Our David has returned to his Welsh roots, translating two hymns well-known in the Principality of Heaven. Here is Calon Lan, which I have set alongside verses from Psalm 51, which must have been playing somewhere in Gwyrosydd’s (Daniel James) the original writer’s head, as the verses flowed from his pen.
King David is making his peace with God after the miserable affair of his adultery with Bathsheba and the murder of her husband. And this is the great hero of Israel …
These pieces beautifully introduce a series of reflections from Sister Joanna Caton of Minster Abbey, on what it is to be a person.
Calon Lân – A Pure Heart.
I’m not asking for a luxurious life, the gold of the world or its pearls,
I’m asking for a happy heart, an honest heart and a pure heart.
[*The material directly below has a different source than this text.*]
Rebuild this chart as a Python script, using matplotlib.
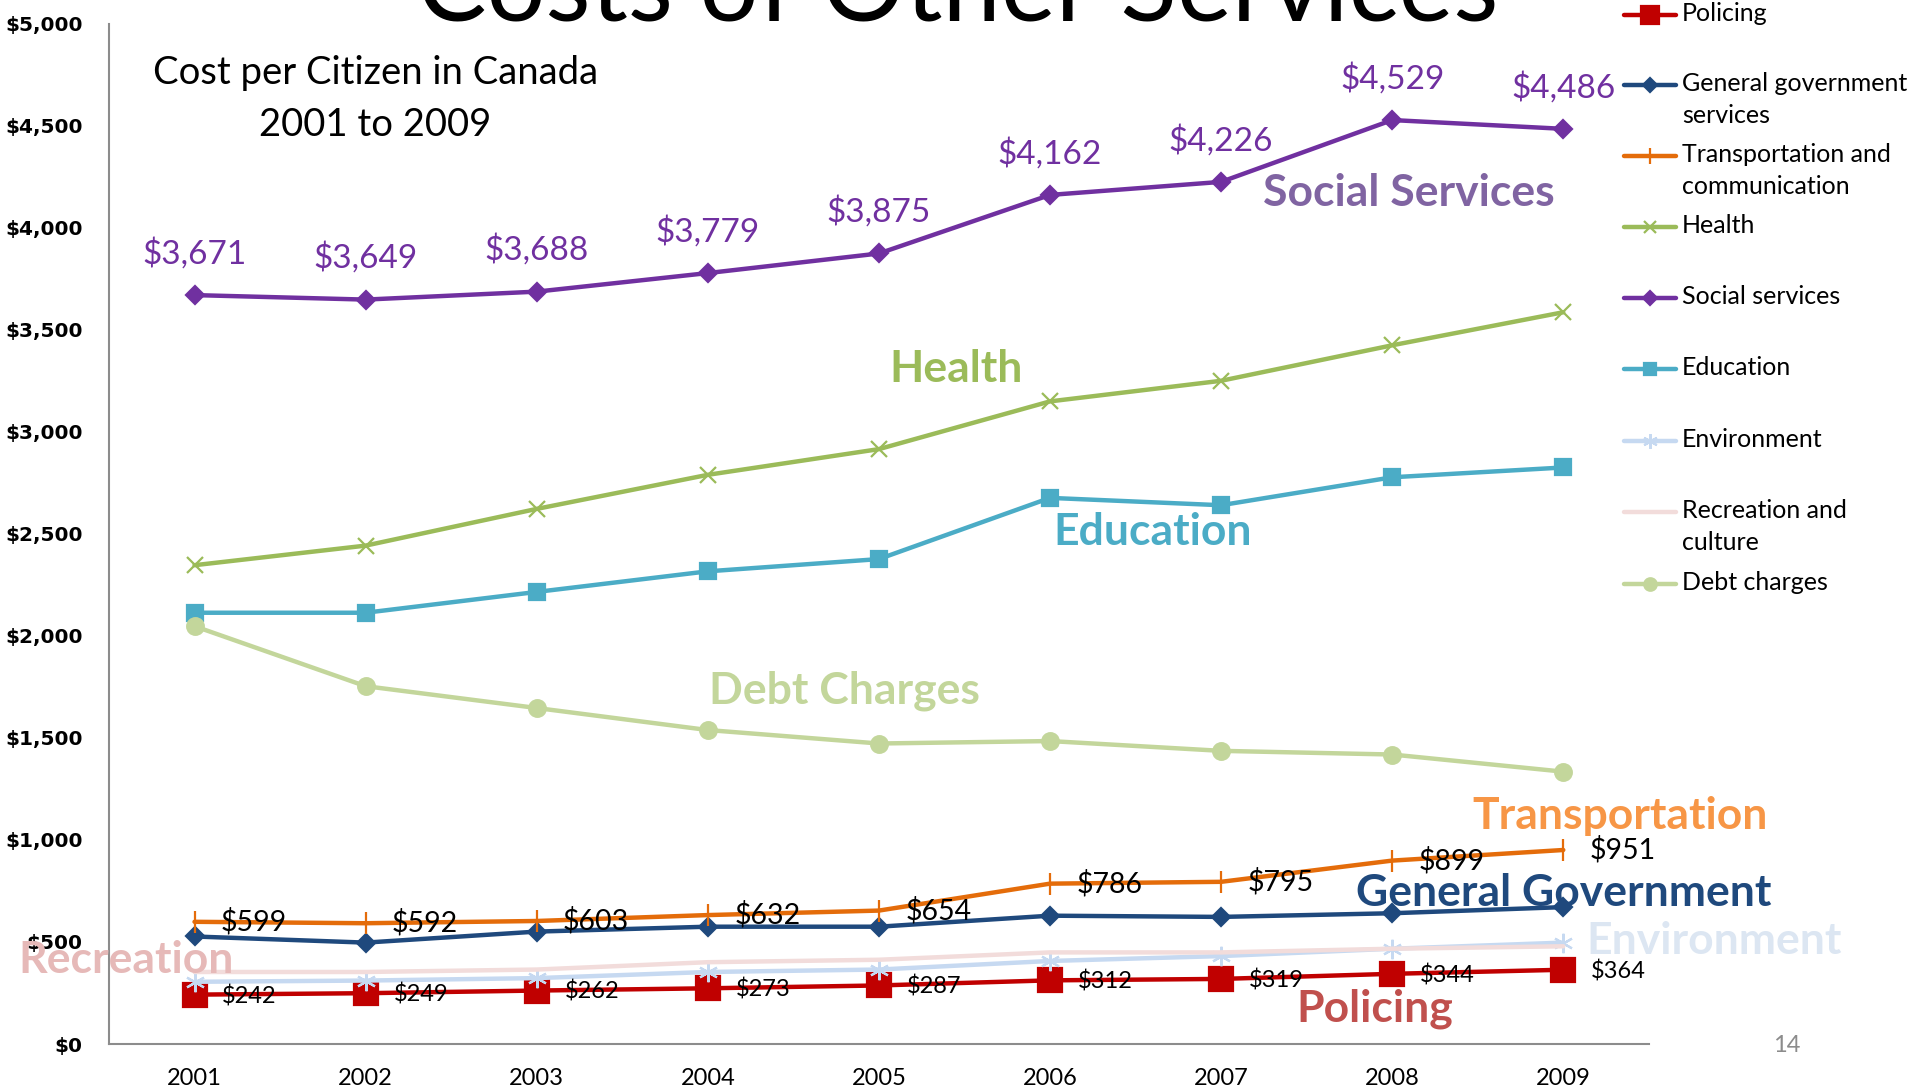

Refrain: A pure heart full of goodness is lovelier than the lily,
Only a pure heart can sing day and night.
If we wish for the world’s wealth: it’s got fast wings,
But the wealth of a virtuous, pure heart brings everlasting profit.
My wish in the late morning is to ascend on wings of song
So God, for the sake of my soul, give me a pure heart.
10 Create in me a clean heart, O God; and renew a right spirit within me.
11 Cast me not away from thy presence; and take not thy holy spirit from me.
12 Restore unto me the joy of thy salvation; and uphold me with thy free spirit.
13 Then will I teach transgressors thy ways; and sinners shall be converted unto thee.
14 Deliver me from bloodguiltiness, O God, thou God of my salvation: and my tongue shall sing aloud of thy righteousness.
15 O Lord, open thou my lips; and my mouth shall shew forth thy praise.
16 For thou desirest not sacrifice; else would I give it: thou delightest not in burnt offering.
17 The sacrifices of God are a broken spirit: a broken and a contrite heart, O God, thou wilt not despise.